A while ago I sat with an acquaintance, a devout Christian, discussing a mutual friend who was grieving the loss of a loved one. Our conversation centered on whether or not the individual’s grief had exceeded the bounds of normal mourning and become debilitating.
I’d held this same discussion only a few days earlier with another acquaintance, one who is Jewish. During that conversation, my Jewish friend had described to me her faith’s designated period of mourning, which, as she explained it, was far longer and more ceremonial than what most Western society considers usual. As I listened to her explanation, I realized that the Jewish customs of mourning genuinely ministered to the survivors.
I felt as if scales had fallen from my eyes. How wise to accept mourning, even deep and long-lived grieving, as necessary and healthful, and to provide ceremony and time for its passage! Why had I never encountered this civilized concept before? My friend’s explanation of Jewish mourning rituals forced me to acknowledge that that we as a society were perhaps not doing our loved ones any favor by allowing them only a brief interval of grieving before insisting that they now “get over it”…“get back to normal”…”take an antidepressant med”…“stay busy to take your mind off it”.
During the second conversation about grief, this time with my Christian acquaintance, I mentioned this (to me) enlightened view of the grieving process. Nodding in response to a comment made by my acquaintance, I explained, “Well, a Jewish friend told me that in her faith…” And although I know that I continued my explanation intelligently and comprehensively, I cannot now recall anything of what I said from that point forward in the conversation, because I found myself focused on only one thing: the expression of utter distaste that flitted across my Christian friend’s face the moment I said the word “Jewish”. It was there and gone in an instant, but it was unmistakably there: the grimace of aversion the moment I said the word, “Jewish”.

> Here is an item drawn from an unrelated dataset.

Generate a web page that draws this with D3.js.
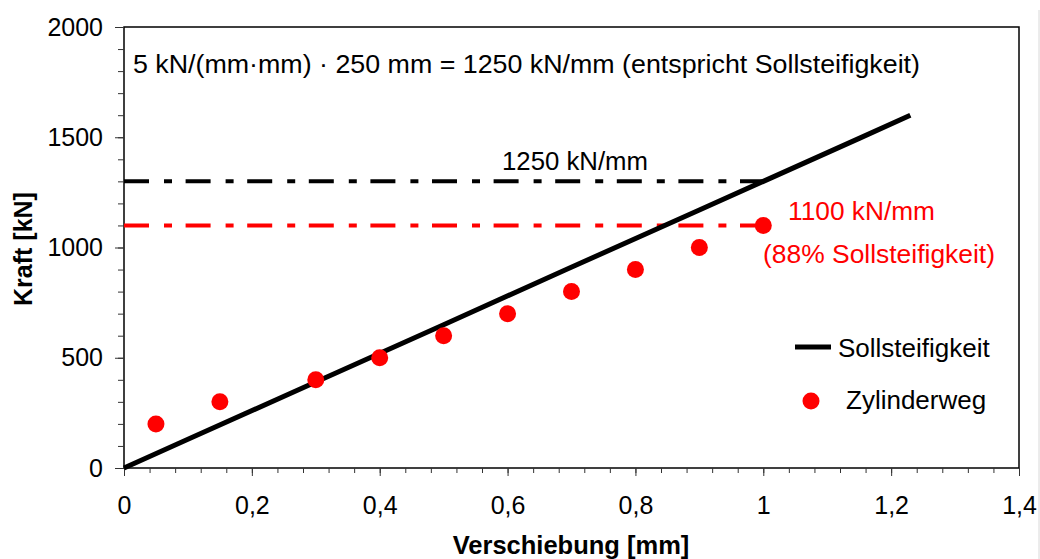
<!DOCTYPE html>
<html>
<head>
<meta charset="utf-8">
<script src="https://cdn.jsdelivr.net/npm/d3@7"></script>
<style>
  body { margin: 0; background: #fff; }
  text { font-family: "Liberation Sans", Arial, sans-serif; }
</style>
</head>
<body>
<div id="chart"></div>
<script>
// Sollsteifigkeit line (Verschiebung mm, Kraft kN)
const sollX = [0, 0.1, 0.3, 0.5, 0.69, 0.9, 1.0, 1.15, 1.23];
const sollY = [0, 130, 390, 650, 898, 1170, 1300, 1495, 1600];

// Zylinderweg measured points
const zylX = [0.05, 0.15, 0.3, 0.4, 0.5, 0.6, 0.7, 0.8, 0.9, 1.0];
const zylY = [200, 300, 400, 500, 600, 700, 800, 900, 1000, 1100];

// horizontal reference lines
const refY = [1300, 1100];
const refEnd = [1.0, 1.0];
const refColor = ["#000000", "#ff0000"];

const xTicks = [0, 0.2, 0.4, 0.6, 0.8, 1.0, 1.2, 1.4];
const yTicks = [0, 500, 1000, 1500, 2000];

const width = 1040, height = 559;
const margin = { top: 27, right: 21, bottom: 91, left: 124 };

const svg = d3.select("#chart").append("svg")
  .attr("width", width)
  .attr("height", height);

const x = d3.scaleLinear().domain([0, 1.4]).range([margin.left, width - margin.right]);
const y = d3.scaleLinear().domain([0, 2000]).range([height - margin.bottom, margin.top]);

// light border at image edge
svg.append("line")
  .attr("x1", 1039).attr("x2", 1039).attr("y1", 10).attr("y2", height)
  .attr("stroke", "#d8d8d8").attr("stroke-width", 1);

// plot frame
svg.append("rect")
  .attr("x", x(0)).attr("y", y(2000))
  .attr("width", x(1.4) - x(0)).attr("height", y(0) - y(2000))
  .attr("fill", "none").attr("stroke", "#000").attr("stroke-width", 1.5);

// minor ticks
const xMinor = d3.range(0, 1.4001, 0.04);
const yMinor = d3.range(0, 2000.1, 100);

svg.append("g")
  .attr("transform", `translate(0,${y(0)})`)
  .call(d3.axisBottom(x).tickValues(xMinor).tickSize(5).tickFormat(""))
  .call(g => g.select(".domain").remove())
  .selectAll("line").attr("stroke", "#333");

svg.append("g")
  .attr("transform", `translate(${x(0)},0)`)
  .call(d3.axisLeft(y).tickValues(yMinor).tickSize(6).tickFormat(""))
  .call(g => g.select(".domain").remove())
  .selectAll("line").attr("stroke", "#333");

// major ticks + labels
const xAxis = svg.append("g")
  .attr("transform", `translate(0,${y(0)})`)
  .call(d3.axisBottom(x).tickValues(xTicks).tickSize(8).tickPadding(20)
    .tickFormat(d => String(+d.toFixed(1)).replace(".", ",")));
xAxis.select(".domain").remove();
xAxis.selectAll("line").attr("stroke", "#333");
xAxis.selectAll("text")
  .attr("font-size", 25).attr("fill", "#000")
  .attr("font-family", "Liberation Sans, Arial, sans-serif");

const yAxis = svg.append("g")
  .attr("transform", `translate(${x(0)},0)`)
  .call(d3.axisLeft(y).tickValues(yTicks).tickSize(9).tickPadding(12).tickFormat(d3.format("d")));
yAxis.select(".domain").remove();
yAxis.selectAll("line").attr("stroke", "#333");
yAxis.selectAll("text")
  .attr("font-size", 25).attr("fill", "#000")
  .attr("font-family", "Liberation Sans, Arial, sans-serif");

// axis titles
svg.append("text")
  .attr("x", 571).attr("y", 554)
  .attr("text-anchor", "middle")
  .attr("font-size", 25.5).attr("font-weight", "bold")
  .text("Verschiebung [mm]");

svg.append("text")
  .attr("transform", `translate(32,249) rotate(-90)`)
  .attr("text-anchor", "middle")
  .attr("font-size", 25).attr("font-weight", "bold")
  .text("Kraft [kN]");

// reference dash-dot lines
svg.selectAll(".ref")
  .data(refY)
  .enter().append("line")
  .attr("class", "ref")
  .attr("x1", x(0)).attr("x2", (d, i) => x(refEnd[i]))
  .attr("y1", d => y(d)).attr("y2", d => y(d))
  .attr("stroke", (d, i) => refColor[i])
  .attr("stroke-width", 4)
  .attr("stroke-dasharray", "25,15,8,13.6");

// Sollsteifigkeit line
const line = d3.line().x(d => x(d[0])).y(d => y(d[1]));
svg.append("path")
  .datum(sollX.map((v, i) => [v, sollY[i]]))
  .attr("d", line)
  .attr("fill", "none")
  .attr("stroke", "#000")
  .attr("stroke-width", 5);

// Zylinderweg dots
svg.selectAll(".dot")
  .data(zylX.map((v, i) => [v, zylY[i]]))
  .enter().append("circle")
  .attr("class", "dot")
  .attr("cx", d => x(d[0])).attr("cy", d => y(d[1]))
  .attr("r", 8.5)
  .attr("fill", "#ff0000");

// annotations (source text is slightly wide, so fit to measured widths)
function note(tx, ty, w, col, str) {
  svg.append("text")
    .attr("x", tx).attr("y", ty)
    .attr("font-size", 25).attr("fill", col)
    .attr("textLength", w).attr("lengthAdjust", "spacingAndGlyphs")
    .text(str);
}
note(133, 73, 787, "#000", "5 kN/(mm·mm) · 250 mm = 1250 kN/mm (entspricht Sollsteifigkeit)");
note(502, 170, 146, "#000", "1250 kN/mm");
note(788, 220, 147, "#ff0000", "1100 kN/mm");
note(763, 263, 232, "#ff0000", "(88% Sollsteifigkeit)");

// legend
svg.append("line")
  .attr("x1", 795).attr("x2", 831).attr("y1", 347).attr("y2", 347)
  .attr("stroke", "#000").attr("stroke-width", 5);
svg.append("text")
  .attr("x", 838).attr("y", 357)
  .attr("font-size", 26)
  .text("Sollsteifigkeit");

svg.append("circle")
  .attr("cx", 811).attr("cy", 401).attr("r", 8.5)
  .attr("fill", "#ff0000");
svg.append("text")
  .attr("x", 846).attr("y", 409)
  .attr("font-size", 26)
  .text("Zylinderweg");
</script>
</body>
</html>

I’m sure my own eyes must have widened in shock at response to what my brain had so clearly registered. Sitting before me was a sophisticated, intelligent, 21st century individual, one whom I was sure that, if charged with prejudice against Jews, would have vehemently denied it. And yet a single expression unmistakably crossing a face had just clearly said otherwise.
Prejudice knows no sanity. The spiritual leader to whom my Christian acquaintance declares allegiance was born, raised, and lived a Jew. His name was not actually Jesus Christ; Jesus is a Greek rendering of his name, combined with a Greek title. His Jewish name was probably Yeshua Ben Yosef. And he, Yeshua, is the spiritual ancestor from whom all Christian faiths claim descent. Yet more than 70 years after the horror of the Nazi death camps, I witnessed a Christian’s face betray utter distaste at the thought of a modern Jew.
As I think of it now, remembering, I am no longer shocked, although perhaps even more dismayed. Does prejudice never die? Do the old hatreds never end?
I began the conversation with my Christian acquaintance discussing the topic of grief. And I ended it grieving — grieving the unbounded, undying continuation of hate and ignorance and prejudice.
The Council of Nicaea embedded anti-semitism into the church. This is not to say that all Christians are anti-semitic. Far from it! However, historically, the church and its teaching (until very recently) is. Listen to a Christian service with Jewish ears and you will see how often Jews and Judaism are vilified and micro-aggressed.